Tyler Mason

Personal information
- Nationality: Jamaican
- Born: 15 November 1995 (age 30)

Sport
- Sport: Athletics
- Event: Hurdles
- Club: Elite Performance
- Coached by: Reynaldo Walcott

Achievements and titles
- Personal bests: 60m hurdles: 7.65 (Fayetteville, 2024) 110m hurdles: 13.12 (Kingston, 2023) 100m: 10.15 (Kingston, 2026)

Medal record
Men's athletics
Representing Jamaica
World Championships
| Bronze medal – third place | 2025 Tokyo | 110 m hurdles |
World Junior Championships
| Silver medal – second place | 2014 Oregon | 110 m hurdles |
NACAC U23 Championships
| Bronze medal – third place | 2016 San Salvador | 100 m hurdles |

= Tyler Mason =

Jamaican athlete (born 1995)

Tyler Mason (born 15 November 1995) is a Jamaican sprinter who specialises in the 110m and 60m hurdles. He was the bronze medalist over 110 metres hurdles at the 2025 World Athletics Championships.

==Biography==

===Junior career===
At the 2014 ISSA Boys and Girls Championships, he finished second behind Jaheel Hyde in the Class one 110 metres hurdles.

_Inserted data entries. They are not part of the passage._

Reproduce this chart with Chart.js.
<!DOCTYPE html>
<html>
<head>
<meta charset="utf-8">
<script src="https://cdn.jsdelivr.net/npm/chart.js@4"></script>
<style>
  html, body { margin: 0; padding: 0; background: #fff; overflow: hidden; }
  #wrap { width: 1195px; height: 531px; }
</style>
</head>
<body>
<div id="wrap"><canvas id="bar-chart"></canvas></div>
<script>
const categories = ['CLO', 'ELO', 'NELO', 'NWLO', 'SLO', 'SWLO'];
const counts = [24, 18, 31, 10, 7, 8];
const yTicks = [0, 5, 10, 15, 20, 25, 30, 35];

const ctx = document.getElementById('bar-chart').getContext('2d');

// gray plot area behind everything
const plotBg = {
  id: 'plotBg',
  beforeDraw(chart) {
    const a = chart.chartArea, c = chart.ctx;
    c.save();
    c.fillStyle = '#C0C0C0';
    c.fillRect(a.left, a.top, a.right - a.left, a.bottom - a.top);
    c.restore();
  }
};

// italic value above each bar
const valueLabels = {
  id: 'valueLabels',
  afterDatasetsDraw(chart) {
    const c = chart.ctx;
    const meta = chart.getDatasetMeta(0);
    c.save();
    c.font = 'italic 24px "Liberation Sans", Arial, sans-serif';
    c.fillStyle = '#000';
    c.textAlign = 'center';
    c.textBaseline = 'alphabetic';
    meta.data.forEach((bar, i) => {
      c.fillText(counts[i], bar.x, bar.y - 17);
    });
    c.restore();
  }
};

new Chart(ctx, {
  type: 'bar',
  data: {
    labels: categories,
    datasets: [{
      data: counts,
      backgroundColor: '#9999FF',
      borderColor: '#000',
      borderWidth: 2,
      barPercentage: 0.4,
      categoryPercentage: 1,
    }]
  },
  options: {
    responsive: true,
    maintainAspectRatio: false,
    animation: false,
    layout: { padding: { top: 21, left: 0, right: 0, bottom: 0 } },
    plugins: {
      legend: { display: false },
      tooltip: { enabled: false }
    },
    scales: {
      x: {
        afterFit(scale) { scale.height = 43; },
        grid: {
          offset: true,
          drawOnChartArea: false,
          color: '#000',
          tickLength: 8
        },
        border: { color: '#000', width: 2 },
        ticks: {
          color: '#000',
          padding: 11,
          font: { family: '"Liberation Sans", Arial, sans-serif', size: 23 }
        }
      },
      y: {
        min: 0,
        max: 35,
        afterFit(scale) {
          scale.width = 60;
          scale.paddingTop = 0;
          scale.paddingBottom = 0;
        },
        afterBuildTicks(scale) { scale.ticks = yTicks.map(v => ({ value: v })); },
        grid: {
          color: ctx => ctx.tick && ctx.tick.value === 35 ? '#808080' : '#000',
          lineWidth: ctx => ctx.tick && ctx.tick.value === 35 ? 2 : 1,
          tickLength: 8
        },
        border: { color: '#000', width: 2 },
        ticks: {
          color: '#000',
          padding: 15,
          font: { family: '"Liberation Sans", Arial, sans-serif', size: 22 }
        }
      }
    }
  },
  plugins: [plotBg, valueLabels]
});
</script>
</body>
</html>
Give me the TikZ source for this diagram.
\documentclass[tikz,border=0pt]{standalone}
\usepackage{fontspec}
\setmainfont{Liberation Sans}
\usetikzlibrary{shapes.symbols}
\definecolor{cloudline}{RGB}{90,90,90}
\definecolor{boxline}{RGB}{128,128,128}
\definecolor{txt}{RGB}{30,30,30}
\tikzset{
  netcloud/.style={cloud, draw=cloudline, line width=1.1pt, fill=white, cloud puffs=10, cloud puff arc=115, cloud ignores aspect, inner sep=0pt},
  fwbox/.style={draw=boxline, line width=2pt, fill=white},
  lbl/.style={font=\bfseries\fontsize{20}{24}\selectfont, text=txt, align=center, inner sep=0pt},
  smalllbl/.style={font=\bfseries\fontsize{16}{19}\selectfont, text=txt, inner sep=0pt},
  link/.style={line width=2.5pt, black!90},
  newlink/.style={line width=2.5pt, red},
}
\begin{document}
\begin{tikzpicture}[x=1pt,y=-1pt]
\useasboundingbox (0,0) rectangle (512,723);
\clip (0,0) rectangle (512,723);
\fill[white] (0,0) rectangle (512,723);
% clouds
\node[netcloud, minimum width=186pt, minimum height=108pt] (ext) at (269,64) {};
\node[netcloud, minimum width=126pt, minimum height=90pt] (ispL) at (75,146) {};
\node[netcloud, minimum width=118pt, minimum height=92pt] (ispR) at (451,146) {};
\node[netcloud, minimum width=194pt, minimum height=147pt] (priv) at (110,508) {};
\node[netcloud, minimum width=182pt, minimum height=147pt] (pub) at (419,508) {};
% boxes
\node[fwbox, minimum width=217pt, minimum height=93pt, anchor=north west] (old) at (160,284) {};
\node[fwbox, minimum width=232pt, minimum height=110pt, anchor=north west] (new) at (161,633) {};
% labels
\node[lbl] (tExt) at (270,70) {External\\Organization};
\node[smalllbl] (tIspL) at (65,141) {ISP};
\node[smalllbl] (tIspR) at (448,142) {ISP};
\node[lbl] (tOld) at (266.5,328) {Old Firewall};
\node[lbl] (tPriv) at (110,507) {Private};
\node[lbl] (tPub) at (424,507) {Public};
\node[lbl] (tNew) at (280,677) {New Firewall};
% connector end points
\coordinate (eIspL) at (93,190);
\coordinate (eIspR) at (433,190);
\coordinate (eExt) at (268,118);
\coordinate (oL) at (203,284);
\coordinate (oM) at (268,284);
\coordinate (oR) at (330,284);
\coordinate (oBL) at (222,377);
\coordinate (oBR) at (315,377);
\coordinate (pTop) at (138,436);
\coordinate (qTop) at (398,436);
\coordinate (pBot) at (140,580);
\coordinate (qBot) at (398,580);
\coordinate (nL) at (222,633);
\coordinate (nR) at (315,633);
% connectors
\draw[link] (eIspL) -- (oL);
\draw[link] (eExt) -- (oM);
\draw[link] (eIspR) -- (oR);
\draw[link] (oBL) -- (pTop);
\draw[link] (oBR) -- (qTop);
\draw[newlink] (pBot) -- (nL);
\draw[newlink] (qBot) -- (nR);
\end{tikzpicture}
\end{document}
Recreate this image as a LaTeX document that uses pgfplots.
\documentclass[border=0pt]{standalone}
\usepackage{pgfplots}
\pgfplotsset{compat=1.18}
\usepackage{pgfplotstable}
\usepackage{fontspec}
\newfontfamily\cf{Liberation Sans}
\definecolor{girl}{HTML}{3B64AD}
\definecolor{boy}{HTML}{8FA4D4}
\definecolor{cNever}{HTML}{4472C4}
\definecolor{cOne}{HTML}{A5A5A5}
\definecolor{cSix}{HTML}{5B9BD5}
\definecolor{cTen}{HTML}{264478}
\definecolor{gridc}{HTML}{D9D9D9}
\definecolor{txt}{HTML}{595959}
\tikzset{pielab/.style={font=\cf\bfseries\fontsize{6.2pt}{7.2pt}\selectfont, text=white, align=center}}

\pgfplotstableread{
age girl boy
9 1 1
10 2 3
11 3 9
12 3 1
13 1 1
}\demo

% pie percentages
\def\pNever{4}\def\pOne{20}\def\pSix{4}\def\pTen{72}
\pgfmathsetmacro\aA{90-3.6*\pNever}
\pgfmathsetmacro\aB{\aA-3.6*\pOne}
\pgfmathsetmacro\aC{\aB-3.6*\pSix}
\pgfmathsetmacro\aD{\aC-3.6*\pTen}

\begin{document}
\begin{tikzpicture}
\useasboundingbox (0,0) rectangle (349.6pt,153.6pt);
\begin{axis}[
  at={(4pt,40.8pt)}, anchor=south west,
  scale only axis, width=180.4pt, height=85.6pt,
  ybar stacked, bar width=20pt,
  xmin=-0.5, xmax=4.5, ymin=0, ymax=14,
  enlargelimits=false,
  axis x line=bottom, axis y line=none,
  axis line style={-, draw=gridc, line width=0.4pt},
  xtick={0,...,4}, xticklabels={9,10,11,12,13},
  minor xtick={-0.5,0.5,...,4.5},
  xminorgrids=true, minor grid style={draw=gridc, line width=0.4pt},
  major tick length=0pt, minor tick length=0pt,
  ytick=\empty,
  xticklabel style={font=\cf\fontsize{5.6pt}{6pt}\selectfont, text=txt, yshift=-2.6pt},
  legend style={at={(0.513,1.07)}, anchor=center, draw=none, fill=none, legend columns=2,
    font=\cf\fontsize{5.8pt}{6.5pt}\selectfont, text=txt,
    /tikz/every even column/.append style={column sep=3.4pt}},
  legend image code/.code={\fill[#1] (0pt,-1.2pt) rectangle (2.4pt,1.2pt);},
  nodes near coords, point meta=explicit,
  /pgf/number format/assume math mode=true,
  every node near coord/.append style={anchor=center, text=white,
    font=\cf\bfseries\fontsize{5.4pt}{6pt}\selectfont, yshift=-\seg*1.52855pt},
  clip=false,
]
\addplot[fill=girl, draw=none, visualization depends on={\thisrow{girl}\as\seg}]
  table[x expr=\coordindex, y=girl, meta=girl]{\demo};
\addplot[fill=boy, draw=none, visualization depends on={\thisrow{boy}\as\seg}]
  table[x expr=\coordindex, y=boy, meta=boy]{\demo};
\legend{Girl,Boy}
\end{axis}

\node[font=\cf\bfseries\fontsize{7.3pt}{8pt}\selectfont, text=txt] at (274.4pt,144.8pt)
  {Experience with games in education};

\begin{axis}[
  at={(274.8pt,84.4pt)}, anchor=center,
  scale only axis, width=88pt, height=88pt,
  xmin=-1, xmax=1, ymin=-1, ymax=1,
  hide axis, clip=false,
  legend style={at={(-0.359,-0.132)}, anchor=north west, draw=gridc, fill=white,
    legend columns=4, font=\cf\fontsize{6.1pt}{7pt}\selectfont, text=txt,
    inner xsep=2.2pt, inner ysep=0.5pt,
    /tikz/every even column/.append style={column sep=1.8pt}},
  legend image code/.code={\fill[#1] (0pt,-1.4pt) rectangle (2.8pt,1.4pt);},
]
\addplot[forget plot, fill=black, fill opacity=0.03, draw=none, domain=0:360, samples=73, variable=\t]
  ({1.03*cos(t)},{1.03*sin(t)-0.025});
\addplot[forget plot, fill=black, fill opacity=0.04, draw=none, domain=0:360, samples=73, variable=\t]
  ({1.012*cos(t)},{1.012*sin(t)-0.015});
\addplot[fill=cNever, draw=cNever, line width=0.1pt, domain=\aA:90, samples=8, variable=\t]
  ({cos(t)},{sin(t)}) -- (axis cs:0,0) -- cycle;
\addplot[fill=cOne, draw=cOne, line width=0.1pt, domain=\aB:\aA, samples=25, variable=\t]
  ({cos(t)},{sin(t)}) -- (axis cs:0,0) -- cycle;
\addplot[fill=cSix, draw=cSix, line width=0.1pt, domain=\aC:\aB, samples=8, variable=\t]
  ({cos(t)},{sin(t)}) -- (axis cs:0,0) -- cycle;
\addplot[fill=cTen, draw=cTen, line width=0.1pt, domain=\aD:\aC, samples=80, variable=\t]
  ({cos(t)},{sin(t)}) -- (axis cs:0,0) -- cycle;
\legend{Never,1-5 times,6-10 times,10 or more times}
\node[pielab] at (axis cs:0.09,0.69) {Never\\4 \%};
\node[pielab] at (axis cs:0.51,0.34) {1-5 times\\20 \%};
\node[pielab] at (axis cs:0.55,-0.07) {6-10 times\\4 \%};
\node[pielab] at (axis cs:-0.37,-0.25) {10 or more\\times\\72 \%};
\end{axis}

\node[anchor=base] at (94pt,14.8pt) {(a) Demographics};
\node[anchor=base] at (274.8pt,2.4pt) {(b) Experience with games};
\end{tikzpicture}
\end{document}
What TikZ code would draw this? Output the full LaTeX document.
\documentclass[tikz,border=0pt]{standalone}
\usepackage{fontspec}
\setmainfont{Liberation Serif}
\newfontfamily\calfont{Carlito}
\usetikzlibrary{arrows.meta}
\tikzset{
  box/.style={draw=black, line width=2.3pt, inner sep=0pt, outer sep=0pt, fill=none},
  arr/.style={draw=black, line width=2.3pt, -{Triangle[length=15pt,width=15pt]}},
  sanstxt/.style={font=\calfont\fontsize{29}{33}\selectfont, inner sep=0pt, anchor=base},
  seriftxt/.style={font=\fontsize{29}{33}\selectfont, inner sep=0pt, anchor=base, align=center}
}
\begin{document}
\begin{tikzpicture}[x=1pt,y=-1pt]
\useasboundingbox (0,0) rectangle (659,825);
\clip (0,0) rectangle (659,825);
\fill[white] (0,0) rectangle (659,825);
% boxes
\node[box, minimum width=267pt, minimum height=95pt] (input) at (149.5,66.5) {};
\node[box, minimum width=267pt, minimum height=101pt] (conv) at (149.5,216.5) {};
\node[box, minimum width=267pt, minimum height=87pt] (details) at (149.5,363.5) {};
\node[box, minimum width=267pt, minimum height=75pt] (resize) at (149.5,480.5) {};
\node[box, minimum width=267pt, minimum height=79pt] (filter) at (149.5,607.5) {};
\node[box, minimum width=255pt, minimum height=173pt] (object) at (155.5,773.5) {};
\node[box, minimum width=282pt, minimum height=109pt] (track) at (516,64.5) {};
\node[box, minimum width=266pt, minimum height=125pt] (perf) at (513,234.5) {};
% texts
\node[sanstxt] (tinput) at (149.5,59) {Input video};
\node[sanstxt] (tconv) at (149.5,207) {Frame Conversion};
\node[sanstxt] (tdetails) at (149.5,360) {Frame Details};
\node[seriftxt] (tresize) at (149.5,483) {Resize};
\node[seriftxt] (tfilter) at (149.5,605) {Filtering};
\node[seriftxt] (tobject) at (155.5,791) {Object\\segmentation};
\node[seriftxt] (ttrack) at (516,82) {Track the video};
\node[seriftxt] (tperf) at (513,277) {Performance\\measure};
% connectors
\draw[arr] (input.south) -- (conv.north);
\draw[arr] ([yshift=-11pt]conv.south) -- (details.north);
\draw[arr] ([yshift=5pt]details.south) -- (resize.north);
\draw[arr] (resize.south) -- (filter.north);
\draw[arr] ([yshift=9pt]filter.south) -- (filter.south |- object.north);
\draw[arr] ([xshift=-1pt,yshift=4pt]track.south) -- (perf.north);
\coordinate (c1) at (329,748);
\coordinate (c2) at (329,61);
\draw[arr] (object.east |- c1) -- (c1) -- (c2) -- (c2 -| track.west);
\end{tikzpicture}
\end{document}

Mason was a silver medalist at the 2014 World Junior Championships in Athletics in the 110 metres hurdles in Eugene, Oregon. His time of 13.05 seconds beat the Jamaican national junior record of Omar McLeod set the previous year.

In 2016, Mason won the bronze medal at the 2016 NACAC U23 Championships in Athletics in the 110 m hurdles, running 13.67 seconds to finish fourth on the day, later upgraded to a bronze medal after Puerto Rican race winner Will Barnes was disqualified due to a antidoping rules violation.

===Senior career===
2017 - 2022

For most of his senior career thus far, he was beset with injuries that made him unable to perform or stalled his performance at competitions. However, both him and his coach continued to work on different training programs to attain maximum execution.

2023

In July 2023, Mason finished fourth at the Jamaican Athletics Championships in Kingston in the 110 metres hurdles in 13.22 seconds. Shortly afterwards, he finished third at the Diamond League event in Silesia in 13.29 seconds.

The following month, competing in Bern, Switzerland he ran a meet record 13.22 seconds to win the 110m hurdles event at the Citrus meeting at the Wankdorf Stadium. He was named as an alternate for the Jamaican team which competed at the 2023 World Athletics Championships in Budapest.

2024

In February 2024, he ran a new personal best 60m hurdles time of 7.65 seconds as he finished runner-up to compatriot Rasheed Broadbell in Fayetteville, Arkansas. He was subsequently selected to run for Jamaica at the 2024 World Athletics Indoor Championships in Glasgow where he did not qualify to the semifinals running 7.86 in the heats for 6th place. In July 2024, he was officially selected as a reserve for the Jamaican team at the 2024 Paris Olympics.

2025

Mason ran 13.22 seconds for the 100m hurdles to finish third overall at the 2025 Jamaican Athletics Championships in Kingston on 29 June 2025. After being selected for the Jamaican team he won the bronze medal over 110 metres hurdles at the 2025 World Athletics Championships in Tokyo, Japan, having equalled his personal best time of 13.12 seconds in both the semi-final and the final.

2026

At the Velocity Fest 19 in Kingston on April 19, he clocked a personal best 10.15s (+1.4) in the 100 metres improving from 10.71s in 2023. In September, he competed in the 110 m hurdles at the inaugural World Ultimate Championship in Budapest.

==Personal life==
Mason grew up in Kingston, and he attended Jamaica College in Kingston.